== Provided information ==

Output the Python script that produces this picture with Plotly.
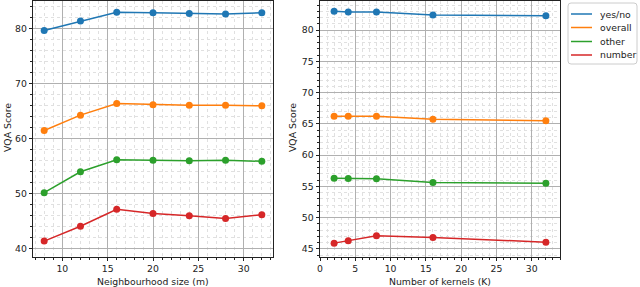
import plotly.graph_objects as go
from plotly.subplots import make_subplots

# ---- data ----
series_names = ["yes/no", "overall", "other", "number"]
colors = ["#1f77b4", "#ff7f0e", "#2ca02c", "#d62728"]

neigh_size = [8, 12, 16, 20, 24, 28, 32]
neigh_yesno = [79.6, 81.3, 82.9, 82.8, 82.7, 82.6, 82.8]
neigh_overall = [61.4, 64.2, 66.3, 66.1, 66.0, 66.0, 65.9]
neigh_other = [50.1, 53.9, 56.1, 56.0, 55.9, 56.0, 55.8]
neigh_number = [41.3, 44.0, 47.1, 46.3, 45.9, 45.4, 46.1]

kernels = [2, 4, 8, 16, 32]
kern_yesno = [83.0, 82.9, 82.9, 82.4, 82.3]
kern_overall = [66.2, 66.2, 66.2, 65.75, 65.5]
kern_other = [56.3, 56.25, 56.2, 55.6, 55.5]
kern_number = [45.9, 46.3, 47.1, 46.8, 46.05]

left_xticks = [10, 15, 20, 25, 30]
left_yticks = [40, 50, 60, 70, 80]
right_xticks = [0, 5, 10, 15, 20, 25, 30]
right_yticks = [45, 50, 55, 60, 65, 70, 75, 80]

FONT = "DejaVu Sans"
FS = 9.3

fig = make_subplots(rows=1, cols=2)

left_series = [neigh_yesno, neigh_overall, neigh_other, neigh_number]
right_series = [kern_yesno, kern_overall, kern_other, kern_number]

for name, col, ys in zip(series_names, colors, left_series):
    fig.add_trace(go.Scatter(x=neigh_size, y=ys, name=name, mode="lines+markers",
                             line=dict(color=col, width=1.5),
                             marker=dict(color=col, size=7),
                             showlegend=False), row=1, col=1)
for name, col, ys in zip(series_names, colors, right_series):
    fig.add_trace(go.Scatter(x=kernels, y=ys, name=name, mode="lines+markers",
                             line=dict(color=col, width=1.5),
                             marker=dict(color=col, size=7),
                             showlegend=False), row=1, col=2)

ydom = [1 - 256.5 / 287, 1 - 0.5 / 287]

common = dict(showline=True, mirror=True, linecolor="#222", linewidth=1,
              showgrid=True, gridcolor="#b0b0b0", gridwidth=1,
              ticks="outside", ticklen=3.5, tickcolor="#222", tickwidth=1,
              zeroline=False, automargin=False,
              tickfont=dict(family=FONT, size=FS, color="#222"))

fig.update_xaxes(**common)
fig.update_yaxes(**common)

minor_style = dict(showgrid=True, gridcolor="#e0e0e0", griddash="dot", gridwidth=1,
                   ticks="outside", ticklen=2, tickcolor="#222")

fig.update_xaxes(domain=[33.3 / 640, 272.7 / 640], range=[6.8, 33.2],
                 tickvals=left_xticks, minor=dict(dtick=1, **minor_style), row=1, col=1)
fig.update_yaxes(domain=ydom, range=[38.5, 85.05],
                 tickvals=left_yticks, minor=dict(dtick=2, **minor_style), row=1, col=1)
fig.update_xaxes(domain=[320 / 640, 560 / 640], range=[0, 34],
                 tickvals=right_xticks, minor=dict(dtick=1, **minor_style), row=1, col=2)
fig.update_yaxes(domain=ydom, range=[43.76, 84.74],
                 tickvals=right_yticks, minor=dict(dtick=1, **minor_style), row=1, col=2)


def px(x):
    return x / 640


def py(y):
    return 1 - y / 287


annotations = []
tfont = dict(family=FONT, size=FS, color="#222")
annotations.append(dict(text="Neighbourhood size (m)", x=px(153), y=py(281),
                        xref="paper", yref="paper", showarrow=False, font=tfont,
                        xanchor="center", yanchor="middle"))
annotations.append(dict(text="Number of kernels (K)", x=px(440), y=py(281),
                        xref="paper", yref="paper", showarrow=False, font=tfont,
                        xanchor="center", yanchor="middle"))
annotations.append(dict(text="VQA Score", x=px(7), y=py(128), textangle=-90,
                        xref="paper", yref="paper", showarrow=False, font=tfont,
                        xanchor="center", yanchor="middle"))
annotations.append(dict(text="VQA Score", x=px(292), y=py(128), textangle=-90,
                        xref="paper", yref="paper", showarrow=False, font=tfont,
                        xanchor="center", yanchor="middle"))

# custom legend (matplotlib-style)
shapes = []
lx0, lx1, ly0, ly1 = 568, 637, 3, 64
r = 3
ppath = (f"M{px(lx0 + r)},{py(ly0)} L{px(lx1 - r)},{py(ly0)} Q{px(lx1)},{py(ly0)} {px(lx1)},{py(ly0 + r)} "
         f"L{px(lx1)},{py(ly1 - r)} Q{px(lx1)},{py(ly1)} {px(lx1 - r)},{py(ly1)} L{px(lx0 + r)},{py(ly1)} "
         f"Q{px(lx0)},{py(ly1)} {px(lx0)},{py(ly1 - r)} L{px(lx0)},{py(ly0 + r)} Q{px(lx0)},{py(ly0)} {px(lx0 + r)},{py(ly0)} Z")
shapes.append(dict(type="path", path=ppath, xref="paper", yref="paper",
                   line=dict(color="#cccccc", width=1), fillcolor="rgba(255,255,255,0.8)"))
row_y = [14, 27.5, 41.5, 55]
for name, col, yy in zip(series_names, colors, row_y):
    shapes.append(dict(type="line", xref="paper", yref="paper",
                       x0=px(571), x1=px(592), y0=py(yy), y1=py(yy),
                       line=dict(color=col, width=1.5)))
    annotations.append(dict(text=name, x=px(598), y=py(yy), xref="paper", yref="paper",
                            showarrow=False, font=tfont, xanchor="left", yanchor="middle"))

fig.update_layout(width=640, height=287, margin=dict(l=0, r=0, t=0, b=0, autoexpand=False),
                  paper_bgcolor="white", plot_bgcolor="white",
                  annotations=annotations, shapes=shapes, showlegend=False)

fig.write_html("out.html", config={"displayModeBar": False},
               post_script="document.body.style.margin='0';document.body.style.padding='0';")
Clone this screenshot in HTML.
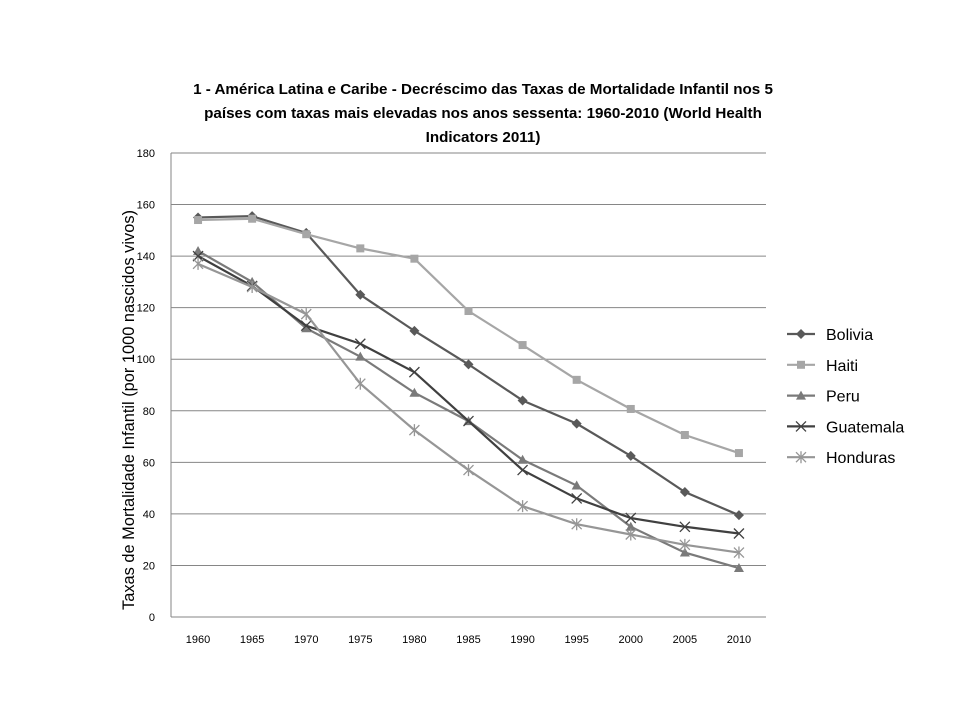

===

▶ Goal of the exercise: Restate the material word for word from its first line through the line containing "fig = make_subplots(rows=1, cols=2)", both included; the pictures do not belong in it.

▶ Task result:
Output the Python script that produces this picture with Plotly.
import plotly.graph_objects as go
from plotly.subplots import make_subplots

# ---- data ----
series_names = ["yes/no", "overall", "other", "number"]
colors = ["#1f77b4", "#ff7f0e", "#2ca02c", "#d62728"]

neigh_size = [8, 12, 16, 20, 24, 28, 32]
neigh_yesno = [79.6, 81.3, 82.9, 82.8, 82.7, 82.6, 82.8]
neigh_overall = [61.4, 64.2, 66.3, 66.1, 66.0, 66.0, 65.9]
neigh_other = [50.1, 53.9, 56.1, 56.0, 55.9, 56.0, 55.8]
neigh_number = [41.3, 44.0, 47.1, 46.3, 45.9, 45.4, 46.1]

kernels = [2, 4, 8, 16, 32]
kern_yesno = [83.0, 82.9, 82.9, 82.4, 82.3]
kern_overall = [66.2, 66.2, 66.2, 65.75, 65.5]
kern_other = [56.3, 56.25, 56.2, 55.6, 55.5]
kern_number = [45.9, 46.3, 47.1, 46.8, 46.05]

left_xticks = [10, 15, 20, 25, 30]
left_yticks = [40, 50, 60, 70, 80]
right_xticks = [0, 5, 10, 15, 20, 25, 30]
right_yticks = [45, 50, 55, 60, 65, 70, 75, 80]

FONT = "DejaVu Sans"
FS = 9.3

fig = make_subplots(rows=1, cols=2)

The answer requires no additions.